Tuesday, 29 June 2010



Gaia teorisi, James Lovelock tarafından altmışlarda ortaya atılmış bir teori... Özetle dünyanın tüm fiziksel bileşenlerinin, dünyanın dengesini ve yaşamanın devamını korumak için beraber hareket ettiği prensibinden yola çıkıyor. Lovelock, Dünya ekosistemi ile yaşayan bir organizma gibi içinde bulunan koşulları değiştirecek şekilde hareket ettiğini iddia ediyor. Örneğin, insanlığın doğayı kirletip kaynağını tüketmesi sonucu dünyada yıkımların artması, iklim değişikliği ve sonuçlarının doğanın insanlara karşı kendi koruması olarak adlandırıyor.


Maxime Chattam, Grange'ın izinde benzer tarz çizgisi ile ilgimi çekmiş bir yazar. Yeni kitabında, Gaia teorisi üzerine kurulmuş, içine insanın genetiksel şiddet içgüdüsü varsayımını, komplo teorileri eklenmiş bir polisiye gerilim romanla okurların karşısına çıkmış.


Hikaye ve ana fikri iyi olmakla beraber, hikayeyi önceki kitaplarının kalıplarına sokmak için o kadar zorlamış ki, okuyucuda heyecan yaratacak gerçeklikten çıkmış... Komplo teorilerini severim, üzerine kurulmuş zekice hikayelere ise bayılırım, yalnız inandırıcılık için sınırların belirli seviyede tutulması Chattam'ın romanını okuduktan sonra daha net gün yüzüne çıkıyor.


Kısacası ilk kitapları Kötü Ruh, Kara Büyü ve Karanlığın Soluğu romanlarından uzaklaşan Maxime Chattam, bu romanlardaki gerilim tadını kaybetmiş. 4. kitabında yakaladığı kurgu başarısından da uzak kalmış bu kitaptan daha iyi alternatifler bulunacağından eminim...


Sevgilerimle,

Friday, 15 January 2010

Kayıp Gül üzerine...


Kitap raflarındabakınırken gördüğüm bir kitaptı... Arka kapağında, çeşitli ülkelerde yayınlandıktan sonra aldığı çeşitli yorumlar dikkatime çekmişti. Daha çok yazarın hayatı ilginç gelmişti, belki de hepimizin kendini yakın hissedeceği bir hayat... İş hayatını yazar olmak için bırakan bir kişi, Serdar Özkan.

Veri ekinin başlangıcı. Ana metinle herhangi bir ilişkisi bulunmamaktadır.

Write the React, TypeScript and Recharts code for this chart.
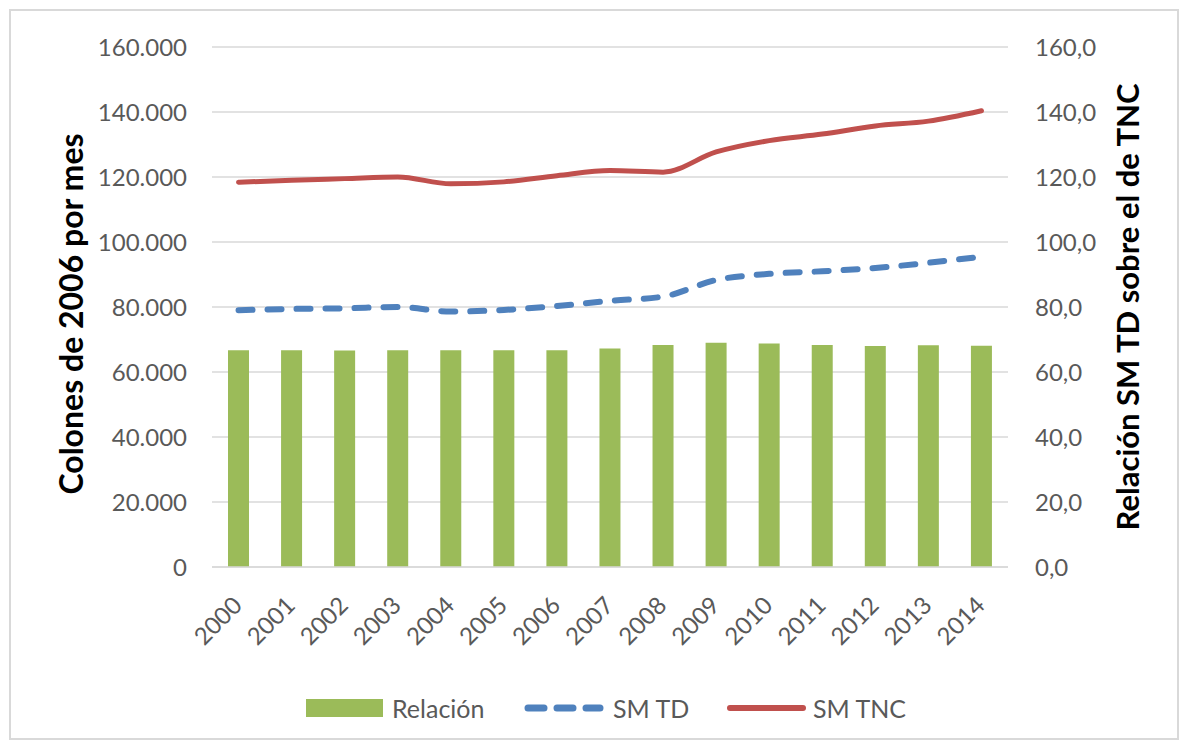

Benzetildiği kitaplar Küçük Prens ve Siddharta olunca tabii ki insanın beklentilerini arttırıyor. Yalın bir dille yazılmış, son zamanların çok irdelenen konularından insanın kendini bulması çevresinde dolaşan bir kitap.

Annesini kaybeden bir kızın annesinin bıraktığı kırıntıları takip ederek içini keşfetmesini, modern bir dünya sahnesinde sergileyen bir oyun.

Okuyun, okuyun ki yazma cesaretiniz artsın, ne kadar çok eleştirilirse eleştirilsin yalın bir dille ön yargısız okurları etkilemenin imkansız olmadığını görün.

Daha ileride irdelenmesi gereken "yalınlık mı, ağdalı bir dil mi mükemmelliktir?" tartışmasına bile kaynak oluşturabilir.